Question

Why can carbon form so many different compounds?

Short answer

Carbon can form a vast number of different compounds due to its unique atomic structure with four valence electrons, allowing it to form four covalent bonds (tetravalence). Additionally, carbon's ability to undergo hybridization creates different geometries, enabling it to form various types of compounds, such as linear chains, branched chains, and rings. These properties lead to the extraordinary diversity of carbon-based molecules, including hydrocarbons, alcohols, aldehydes, and many others.

Step-by-step solution

Atomic Structure of Carbon

The atomic number of carbon is 6, which means it has 6 protons and 6 electrons. In the ground state, a carbon atom has the electron configuration: 1s² 2s² 2p². This configuration shows that carbon has four electrons in its outer (valence) shell, with two in the 2s orbital and two in the 2p orbital.

Valence Electrons and Bonding

Carbon's four valence electrons play a critical role in its ability to form a wide variety of compounds because these electrons are available for bonding with other atoms. To achieve a stable and complete outer shell, carbon can either lose, gain, or share these electrons. By sharing its valence electrons with other atoms, carbon forms covalent bonds.

Tetravalence

Carbon's ability to form four covalent bonds with other atoms (tetravalence) is essential for creating various compounds. With these four bonds, carbon can form long chains, branched structures, and different functional groups, thus generating a vast number of possible carbon-based molecules.

Hybridization

Hybridization is the process by which atomic orbitals combine to form new hybrid orbitals. In the case of carbon, its 2s and 2p orbitals can hybridize to create sp, sp², or sp³ hybrid orbitals. These hybrid orbitals have different shapes, which enable carbon to form various compounds with different geometries.

Types of Carbon Compounds

Due to its tetravalence, hybridization, and ability to form covalent bonds, carbon can create various types of compounds, such as linear chains, branched chains, rings, and other complex structures. This versatility is one of the main reasons why carbon can form an extraordinary number of compounds, including hydrocarbons, alcohols, aldehydes, ketones, carboxylic acids, amines, and many more. In summary, carbon's ability to form so many different compounds is due to its unique atomic structure, tetravalence, capacity to form covalent bonds, hybridization, and the various geometries and structures it can adopt when forming compounds with other atoms.

Key concepts

Atomic Structure of Carbon

Carbon is a simple yet remarkable element with the atomic number 6. This means it has 6 protons in its nucleus and, typically, 6 electrons surrounding it. These electrons are arranged in an electron configuration of \(1s^2 2s^2 2p^2\).

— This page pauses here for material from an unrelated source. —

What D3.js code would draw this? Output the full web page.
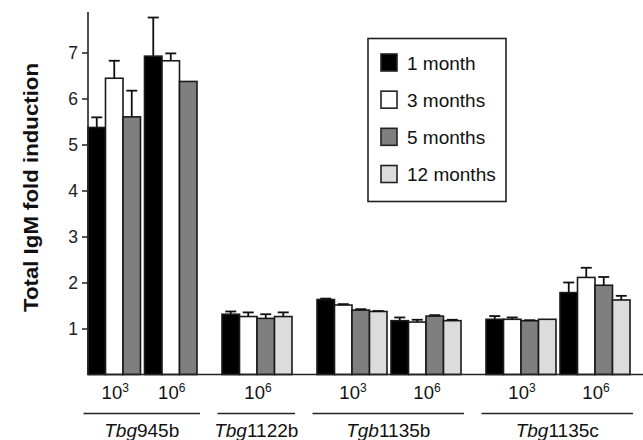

In the context of bonding, the most important electrons are those in the atom's outermost shell, also known as valence electrons. For carbon, this outer shell contains four electrons. These four valence electrons are found in the second shell (2s and 2p subshells).

The configuration reveals that two electrons occupy the 2s orbital, and the other two inhabit two of the 2p orbitals. This distribution is the foundation for carbon's chemical behavior, particularly its ability to form diverse and complex compounds.

Valence Electrons

Valence electrons are the defining feature of an atom's ability to form bonds with other elements. For carbon, these four valence electrons play an essential role in its bonding versatility.

Due to these electrons, carbon is capable of forming up to four covalent bonds at a time. The stability rule, sometimes referred to as the "octet rule," guides carbon to utilize these available electrons to achieve a full outer electron shell.

This can be achieved in several ways:

• By sharing its four valence electrons with other atoms through covalent bonds.
• Participating in double or triple bonds, sometimes sharing two or three pairs of electrons with another atom.

Through these mechanisms, carbon's valence electrons allow the formation of stable and diverse molecular structures.

Hybridization in Carbon Chemistry

Hybridization is a process where atomic orbitals mix to form new hybrid orbitals. These new orbitals allow atoms like carbon to connect and create various molecular shapes. This is a concept that comes into play prominently in carbon chemistry.

Carbon can undergo multiple hybridization states:

• **sp³ Hybridization**: This occurs when one 2s orbital and three 2p orbitals mix, resulting in four equivalent sp³ hybrid orbitals. These orbitals form a tetrahedral shape, which is seen in methane \(CH_4\).
• **sp² Hybridization**: In this type, one 2s and two 2p orbitals mix to create three sp² hybrid orbitals. This geometry is planar and is a characteristic of alkenes like ethylene \(C_2H_4\).
• **sp Hybridization**: Here, one 2s and one 2p orbital combine to form two sp hybrid orbitals. This results in a linear geometry, typical in acetylene \(C_2H_2\).

By altering its hybridization state, carbon can adjust the angle and context of bonding. This flexibility underscores the element's ability to form an innumerable variety of stable and complex compounds.